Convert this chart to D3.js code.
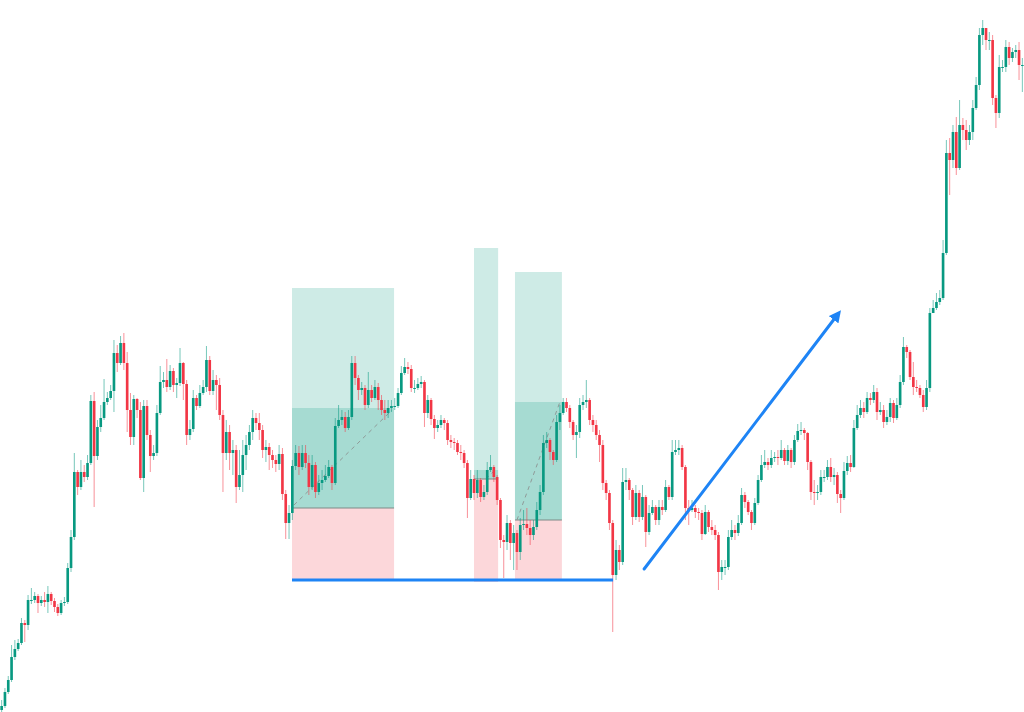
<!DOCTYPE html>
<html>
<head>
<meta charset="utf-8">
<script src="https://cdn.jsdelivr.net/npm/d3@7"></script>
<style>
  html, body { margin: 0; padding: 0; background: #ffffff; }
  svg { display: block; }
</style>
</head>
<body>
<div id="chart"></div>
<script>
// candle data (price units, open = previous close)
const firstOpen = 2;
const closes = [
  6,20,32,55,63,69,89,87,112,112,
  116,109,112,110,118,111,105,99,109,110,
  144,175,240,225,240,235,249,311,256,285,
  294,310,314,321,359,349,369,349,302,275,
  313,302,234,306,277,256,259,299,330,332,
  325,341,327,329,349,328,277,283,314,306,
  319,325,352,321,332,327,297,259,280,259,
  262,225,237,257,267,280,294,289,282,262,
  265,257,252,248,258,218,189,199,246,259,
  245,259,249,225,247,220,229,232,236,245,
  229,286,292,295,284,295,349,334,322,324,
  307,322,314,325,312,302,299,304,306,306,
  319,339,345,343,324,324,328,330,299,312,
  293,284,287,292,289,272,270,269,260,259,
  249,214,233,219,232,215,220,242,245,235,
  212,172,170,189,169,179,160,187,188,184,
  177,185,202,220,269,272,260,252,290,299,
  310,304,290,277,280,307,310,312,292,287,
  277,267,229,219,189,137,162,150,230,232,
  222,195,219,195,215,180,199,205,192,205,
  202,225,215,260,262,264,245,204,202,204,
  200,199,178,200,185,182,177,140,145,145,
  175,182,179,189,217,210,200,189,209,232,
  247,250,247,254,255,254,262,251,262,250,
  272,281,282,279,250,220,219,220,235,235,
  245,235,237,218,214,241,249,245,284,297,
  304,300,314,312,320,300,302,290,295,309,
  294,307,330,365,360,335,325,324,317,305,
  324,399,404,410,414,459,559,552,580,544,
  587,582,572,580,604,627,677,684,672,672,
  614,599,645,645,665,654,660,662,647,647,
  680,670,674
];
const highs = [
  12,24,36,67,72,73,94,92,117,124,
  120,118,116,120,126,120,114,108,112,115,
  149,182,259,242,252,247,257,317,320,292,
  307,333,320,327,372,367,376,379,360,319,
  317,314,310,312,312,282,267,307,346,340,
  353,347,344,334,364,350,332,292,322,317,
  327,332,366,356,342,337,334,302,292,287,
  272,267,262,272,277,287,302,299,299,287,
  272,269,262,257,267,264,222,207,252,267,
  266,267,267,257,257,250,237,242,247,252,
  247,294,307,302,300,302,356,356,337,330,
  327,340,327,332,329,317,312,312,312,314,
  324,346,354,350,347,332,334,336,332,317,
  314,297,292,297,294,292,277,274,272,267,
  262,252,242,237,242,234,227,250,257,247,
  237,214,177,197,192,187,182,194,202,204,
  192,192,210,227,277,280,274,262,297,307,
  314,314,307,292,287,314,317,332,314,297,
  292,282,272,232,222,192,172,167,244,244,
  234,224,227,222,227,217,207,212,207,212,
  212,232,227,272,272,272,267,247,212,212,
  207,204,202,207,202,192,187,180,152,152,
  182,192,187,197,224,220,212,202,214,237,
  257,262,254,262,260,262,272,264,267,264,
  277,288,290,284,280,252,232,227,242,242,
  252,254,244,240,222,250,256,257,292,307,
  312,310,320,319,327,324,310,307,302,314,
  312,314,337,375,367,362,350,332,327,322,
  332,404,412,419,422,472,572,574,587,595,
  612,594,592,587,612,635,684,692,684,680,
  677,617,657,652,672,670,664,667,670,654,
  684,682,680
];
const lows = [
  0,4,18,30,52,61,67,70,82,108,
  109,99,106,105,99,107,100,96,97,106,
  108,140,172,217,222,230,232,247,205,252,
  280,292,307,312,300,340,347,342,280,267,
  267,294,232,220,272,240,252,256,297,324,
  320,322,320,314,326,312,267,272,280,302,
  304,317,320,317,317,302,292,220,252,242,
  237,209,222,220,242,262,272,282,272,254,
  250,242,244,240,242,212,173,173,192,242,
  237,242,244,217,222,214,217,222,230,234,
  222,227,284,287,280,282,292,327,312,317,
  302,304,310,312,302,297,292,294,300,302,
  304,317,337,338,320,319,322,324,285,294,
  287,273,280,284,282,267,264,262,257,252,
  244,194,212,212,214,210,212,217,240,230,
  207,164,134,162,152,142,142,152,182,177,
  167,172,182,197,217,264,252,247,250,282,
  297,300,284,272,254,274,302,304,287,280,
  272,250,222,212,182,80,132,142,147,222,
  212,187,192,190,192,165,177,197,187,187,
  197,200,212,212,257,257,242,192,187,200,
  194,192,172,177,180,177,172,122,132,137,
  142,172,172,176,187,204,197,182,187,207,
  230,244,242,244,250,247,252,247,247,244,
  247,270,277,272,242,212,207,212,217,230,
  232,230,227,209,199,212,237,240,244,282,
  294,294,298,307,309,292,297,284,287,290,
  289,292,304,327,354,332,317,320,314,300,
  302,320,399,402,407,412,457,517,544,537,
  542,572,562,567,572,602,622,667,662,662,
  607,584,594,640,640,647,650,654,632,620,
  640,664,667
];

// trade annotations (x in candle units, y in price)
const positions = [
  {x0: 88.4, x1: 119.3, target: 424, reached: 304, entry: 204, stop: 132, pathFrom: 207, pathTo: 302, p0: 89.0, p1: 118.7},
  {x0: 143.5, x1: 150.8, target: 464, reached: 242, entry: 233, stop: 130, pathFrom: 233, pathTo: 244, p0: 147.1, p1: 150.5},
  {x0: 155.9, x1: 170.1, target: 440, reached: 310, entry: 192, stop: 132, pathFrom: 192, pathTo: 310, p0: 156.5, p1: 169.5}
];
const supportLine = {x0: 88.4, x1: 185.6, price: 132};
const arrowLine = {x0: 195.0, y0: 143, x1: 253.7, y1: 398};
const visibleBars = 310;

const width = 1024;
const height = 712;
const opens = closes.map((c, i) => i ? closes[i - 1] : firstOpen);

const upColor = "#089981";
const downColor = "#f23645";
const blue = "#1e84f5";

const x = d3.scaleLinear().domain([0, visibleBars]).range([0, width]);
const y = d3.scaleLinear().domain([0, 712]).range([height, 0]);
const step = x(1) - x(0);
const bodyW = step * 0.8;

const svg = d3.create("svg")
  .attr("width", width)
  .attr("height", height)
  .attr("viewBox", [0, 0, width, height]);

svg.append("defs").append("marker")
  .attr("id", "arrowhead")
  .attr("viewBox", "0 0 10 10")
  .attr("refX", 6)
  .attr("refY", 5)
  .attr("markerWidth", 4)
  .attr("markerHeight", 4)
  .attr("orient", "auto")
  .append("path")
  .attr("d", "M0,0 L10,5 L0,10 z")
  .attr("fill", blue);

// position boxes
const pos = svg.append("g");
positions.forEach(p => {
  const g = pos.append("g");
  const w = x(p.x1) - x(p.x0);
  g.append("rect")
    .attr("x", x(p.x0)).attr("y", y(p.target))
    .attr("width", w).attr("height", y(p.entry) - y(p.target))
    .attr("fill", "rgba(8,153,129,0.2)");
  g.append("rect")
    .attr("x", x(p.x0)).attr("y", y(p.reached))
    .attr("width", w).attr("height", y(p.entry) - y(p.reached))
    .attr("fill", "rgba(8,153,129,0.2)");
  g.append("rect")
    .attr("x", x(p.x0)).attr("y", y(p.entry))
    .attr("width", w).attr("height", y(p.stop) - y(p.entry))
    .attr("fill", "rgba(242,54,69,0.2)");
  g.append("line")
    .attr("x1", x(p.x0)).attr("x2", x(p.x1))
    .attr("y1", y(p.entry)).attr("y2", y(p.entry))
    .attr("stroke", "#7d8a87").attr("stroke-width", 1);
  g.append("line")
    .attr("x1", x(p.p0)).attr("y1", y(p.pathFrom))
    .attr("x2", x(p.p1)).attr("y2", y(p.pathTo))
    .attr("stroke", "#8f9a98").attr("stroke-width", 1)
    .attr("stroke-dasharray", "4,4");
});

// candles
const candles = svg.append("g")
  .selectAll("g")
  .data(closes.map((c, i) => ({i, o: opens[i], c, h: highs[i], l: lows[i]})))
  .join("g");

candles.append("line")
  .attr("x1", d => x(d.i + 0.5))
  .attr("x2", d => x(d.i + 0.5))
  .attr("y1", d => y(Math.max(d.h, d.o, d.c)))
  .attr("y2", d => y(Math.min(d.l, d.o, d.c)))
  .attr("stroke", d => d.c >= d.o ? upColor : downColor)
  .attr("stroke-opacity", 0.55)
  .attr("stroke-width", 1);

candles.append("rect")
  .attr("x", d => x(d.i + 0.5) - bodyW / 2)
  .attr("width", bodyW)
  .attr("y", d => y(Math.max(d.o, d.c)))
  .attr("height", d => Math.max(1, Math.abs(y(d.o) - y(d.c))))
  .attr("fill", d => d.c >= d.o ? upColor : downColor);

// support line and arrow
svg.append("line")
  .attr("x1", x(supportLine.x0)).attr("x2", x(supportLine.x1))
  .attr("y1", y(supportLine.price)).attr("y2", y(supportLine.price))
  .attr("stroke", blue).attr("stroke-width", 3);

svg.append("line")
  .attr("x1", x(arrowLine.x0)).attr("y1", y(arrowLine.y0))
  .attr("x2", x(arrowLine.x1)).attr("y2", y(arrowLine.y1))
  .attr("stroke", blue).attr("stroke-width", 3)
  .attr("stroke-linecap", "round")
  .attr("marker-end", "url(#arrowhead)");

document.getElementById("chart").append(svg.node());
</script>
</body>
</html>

_ _ _ _ _

- _AIM_
Search the data above for the word "chart", then gather each line in which it appears.

- _REPLY_
Convert this chart to D3.js code.
<div id="chart"></div>
document.getElementById("chart").append(svg.node());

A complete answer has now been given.